## DIRECTIONS
Set down all of the data exactly as it appears.

## COLLECTED DATA

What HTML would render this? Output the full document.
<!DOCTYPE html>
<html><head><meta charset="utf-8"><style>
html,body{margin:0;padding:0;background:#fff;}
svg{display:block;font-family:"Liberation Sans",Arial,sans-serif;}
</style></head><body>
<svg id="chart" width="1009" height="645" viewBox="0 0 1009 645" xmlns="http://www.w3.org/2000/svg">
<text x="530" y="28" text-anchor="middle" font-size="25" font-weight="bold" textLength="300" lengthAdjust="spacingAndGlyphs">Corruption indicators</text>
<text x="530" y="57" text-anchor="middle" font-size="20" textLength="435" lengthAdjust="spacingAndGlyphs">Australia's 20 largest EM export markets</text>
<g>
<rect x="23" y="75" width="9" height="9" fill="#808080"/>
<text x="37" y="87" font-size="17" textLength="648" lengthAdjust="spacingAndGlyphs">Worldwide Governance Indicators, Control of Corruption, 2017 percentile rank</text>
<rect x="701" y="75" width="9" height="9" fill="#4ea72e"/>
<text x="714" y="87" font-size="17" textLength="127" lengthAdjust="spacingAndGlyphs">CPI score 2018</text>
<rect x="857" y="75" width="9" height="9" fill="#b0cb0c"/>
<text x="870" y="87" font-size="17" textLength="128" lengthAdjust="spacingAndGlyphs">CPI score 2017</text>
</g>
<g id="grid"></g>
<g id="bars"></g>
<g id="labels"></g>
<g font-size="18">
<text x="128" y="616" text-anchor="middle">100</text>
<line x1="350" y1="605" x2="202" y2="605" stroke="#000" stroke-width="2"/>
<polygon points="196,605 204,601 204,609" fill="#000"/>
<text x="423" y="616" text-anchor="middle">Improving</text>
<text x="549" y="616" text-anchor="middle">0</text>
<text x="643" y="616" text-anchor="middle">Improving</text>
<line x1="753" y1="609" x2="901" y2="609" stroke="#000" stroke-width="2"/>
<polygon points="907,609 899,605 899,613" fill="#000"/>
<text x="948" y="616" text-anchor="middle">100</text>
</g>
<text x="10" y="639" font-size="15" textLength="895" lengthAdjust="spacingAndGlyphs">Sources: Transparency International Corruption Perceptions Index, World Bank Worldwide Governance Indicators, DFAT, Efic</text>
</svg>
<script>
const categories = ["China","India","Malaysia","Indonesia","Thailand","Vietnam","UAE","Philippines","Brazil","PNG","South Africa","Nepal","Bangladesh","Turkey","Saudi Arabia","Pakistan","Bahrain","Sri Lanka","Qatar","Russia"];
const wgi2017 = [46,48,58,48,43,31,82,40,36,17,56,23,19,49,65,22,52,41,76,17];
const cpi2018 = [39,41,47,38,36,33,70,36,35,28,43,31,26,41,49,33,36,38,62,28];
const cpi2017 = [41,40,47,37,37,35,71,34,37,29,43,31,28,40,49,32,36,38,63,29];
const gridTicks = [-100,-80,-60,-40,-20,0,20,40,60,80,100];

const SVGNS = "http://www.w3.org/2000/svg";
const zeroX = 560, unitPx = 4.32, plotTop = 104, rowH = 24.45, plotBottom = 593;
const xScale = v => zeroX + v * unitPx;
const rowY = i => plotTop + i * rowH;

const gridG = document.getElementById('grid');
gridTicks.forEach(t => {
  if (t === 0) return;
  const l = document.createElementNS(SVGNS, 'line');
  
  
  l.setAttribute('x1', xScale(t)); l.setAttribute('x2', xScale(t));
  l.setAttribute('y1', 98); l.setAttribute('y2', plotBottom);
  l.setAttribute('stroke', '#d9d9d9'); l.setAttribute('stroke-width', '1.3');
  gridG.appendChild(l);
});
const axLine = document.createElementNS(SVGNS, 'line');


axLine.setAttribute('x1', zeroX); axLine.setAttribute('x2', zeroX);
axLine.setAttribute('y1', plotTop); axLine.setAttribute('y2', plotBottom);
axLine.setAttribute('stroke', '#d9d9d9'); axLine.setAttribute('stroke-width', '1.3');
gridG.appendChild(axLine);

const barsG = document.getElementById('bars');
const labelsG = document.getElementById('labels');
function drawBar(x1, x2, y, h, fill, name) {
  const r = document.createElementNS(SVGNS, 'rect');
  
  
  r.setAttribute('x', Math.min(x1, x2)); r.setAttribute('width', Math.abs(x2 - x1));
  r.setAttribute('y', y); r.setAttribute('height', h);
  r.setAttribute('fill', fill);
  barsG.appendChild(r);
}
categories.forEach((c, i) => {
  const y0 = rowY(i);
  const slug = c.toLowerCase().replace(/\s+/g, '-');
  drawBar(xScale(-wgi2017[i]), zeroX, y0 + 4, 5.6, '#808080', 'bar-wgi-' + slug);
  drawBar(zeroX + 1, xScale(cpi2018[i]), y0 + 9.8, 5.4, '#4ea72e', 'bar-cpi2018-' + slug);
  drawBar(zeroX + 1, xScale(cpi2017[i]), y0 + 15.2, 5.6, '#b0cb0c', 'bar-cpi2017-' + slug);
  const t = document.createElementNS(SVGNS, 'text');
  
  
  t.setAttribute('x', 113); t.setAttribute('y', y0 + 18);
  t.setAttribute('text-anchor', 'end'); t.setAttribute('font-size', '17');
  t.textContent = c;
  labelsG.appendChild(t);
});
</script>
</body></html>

## TASK SOLUTION
What HTML would render this? Output the full document.
<!DOCTYPE html>
<html><head><meta charset="utf-8"><style>
html,body{margin:0;padding:0;background:#fff;}
svg{display:block;font-family:"Liberation Sans",Arial,sans-serif;}
</style></head><body>
<svg id="chart" width="1009" height="645" viewBox="0 0 1009 645" xmlns="http://www.w3.org/2000/svg">
<text x="530" y="28" text-anchor="middle" font-size="25" font-weight="bold" textLength="300" lengthAdjust="spacingAndGlyphs">Corruption indicators</text>
<text x="530" y="57" text-anchor="middle" font-size="20" textLength="435" lengthAdjust="spacingAndGlyphs">Australia's 20 largest EM export markets</text>
<g>
<rect x="23" y="75" width="9" height="9" fill="#808080"/>
<text x="37" y="87" font-size="17" textLength="648" lengthAdjust="spacingAndGlyphs">Worldwide Governance Indicators, Control of Corruption, 2017 percentile rank</text>
<rect x="701" y="75" width="9" height="9" fill="#4ea72e"/>
<text x="714" y="87" font-size="17" textLength="127" lengthAdjust="spacingAndGlyphs">CPI score 2018</text>
<rect x="857" y="75" width="9" height="9" fill="#b0cb0c"/>
<text x="870" y="87" font-size="17" textLength="128" lengthAdjust="spacingAndGlyphs">CPI score 2017</text>
</g>
<g id="grid"></g>
<g id="bars"></g>
<g id="labels"></g>
<g font-size="18">
<text x="128" y="616" text-anchor="middle">100</text>
<line x1="350" y1="605" x2="202" y2="605" stroke="#000" stroke-width="2"/>
<polygon points="196,605 204,601 204,609" fill="#000"/>
<text x="423" y="616" text-anchor="middle">Improving</text>
<text x="549" y="616" text-anchor="middle">0</text>
<text x="643" y="616" text-anchor="middle">Improving</text>
<line x1="753" y1="609" x2="901" y2="609" stroke="#000" stroke-width="2"/>
<polygon points="907,609 899,605 899,613" fill="#000"/>
<text x="948" y="616" text-anchor="middle">100</text>
</g>
<text x="10" y="639" font-size="15" textLength="895" lengthAdjust="spacingAndGlyphs">Sources: Transparency International Corruption Perceptions Index, World Bank Worldwide Governance Indicators, DFAT, Efic</text>
</svg>
<script>
const categories = ["China","India","Malaysia","Indonesia","Thailand","Vietnam","UAE","Philippines","Brazil","PNG","South Africa","Nepal","Bangladesh","Turkey","Saudi Arabia","Pakistan","Bahrain","Sri Lanka","Qatar","Russia"];
const wgi2017 = [46,48,58,48,43,31,82,40,36,17,56,23,19,49,65,22,52,41,76,17];
const cpi2018 = [39,41,47,38,36,33,70,36,35,28,43,31,26,41,49,33,36,38,62,28];
const cpi2017 = [41,40,47,37,37,35,71,34,37,29,43,31,28,40,49,32,36,38,63,29];
const gridTicks = [-100,-80,-60,-40,-20,0,20,40,60,80,100];

const SVGNS = "http://www.w3.org/2000/svg";
const zeroX = 560, unitPx = 4.32, plotTop = 104, rowH = 24.45, plotBottom = 593;
const xScale = v => zeroX + v * unitPx;
const rowY = i => plotTop + i * rowH;

const gridG = document.getElementById('grid');
gridTicks.forEach(t => {
  if (t === 0) return;
  const l = document.createElementNS(SVGNS, 'line');
  
  
  l.setAttribute('x1', xScale(t)); l.setAttribute('x2', xScale(t));
  l.setAttribute('y1', 98); l.setAttribute('y2', plotBottom);
  l.setAttribute('stroke', '#d9d9d9'); l.setAttribute('stroke-width', '1.3');
  gridG.appendChild(l);
});
const axLine = document.createElementNS(SVGNS, 'line');


axLine.setAttribute('x1', zeroX); axLine.setAttribute('x2', zeroX);
axLine.setAttribute('y1', plotTop); axLine.setAttribute('y2', plotBottom);
axLine.setAttribute('stroke', '#d9d9d9'); axLine.setAttribute('stroke-width', '1.3');
gridG.appendChild(axLine);

const barsG = document.getElementById('bars');
const labelsG = document.getElementById('labels');
function drawBar(x1, x2, y, h, fill, name) {
  const r = document.createElementNS(SVGNS, 'rect');
  
  
  r.setAttribute('x', Math.min(x1, x2)); r.setAttribute('width', Math.abs(x2 - x1));
  r.setAttribute('y', y); r.setAttribute('height', h);
  r.setAttribute('fill', fill);
  barsG.appendChild(r);
}
categories.forEach((c, i) => {
  const y0 = rowY(i);
  const slug = c.toLowerCase().replace(/\s+/g, '-');
  drawBar(xScale(-wgi2017[i]), zeroX, y0 + 4, 5.6, '#808080', 'bar-wgi-' + slug);
  drawBar(zeroX + 1, xScale(cpi2018[i]), y0 + 9.8, 5.4, '#4ea72e', 'bar-cpi2018-' + slug);
  drawBar(zeroX + 1, xScale(cpi2017[i]), y0 + 15.2, 5.6, '#b0cb0c', 'bar-cpi2017-' + slug);
  const t = document.createElementNS(SVGNS, 'text');
  
  
  t.setAttribute('x', 113); t.setAttribute('y', y0 + 18);
  t.setAttribute('text-anchor', 'end'); t.setAttribute('font-size', '17');
  t.textContent = c;
  labelsG.appendChild(t);
});
</script>
</body></html>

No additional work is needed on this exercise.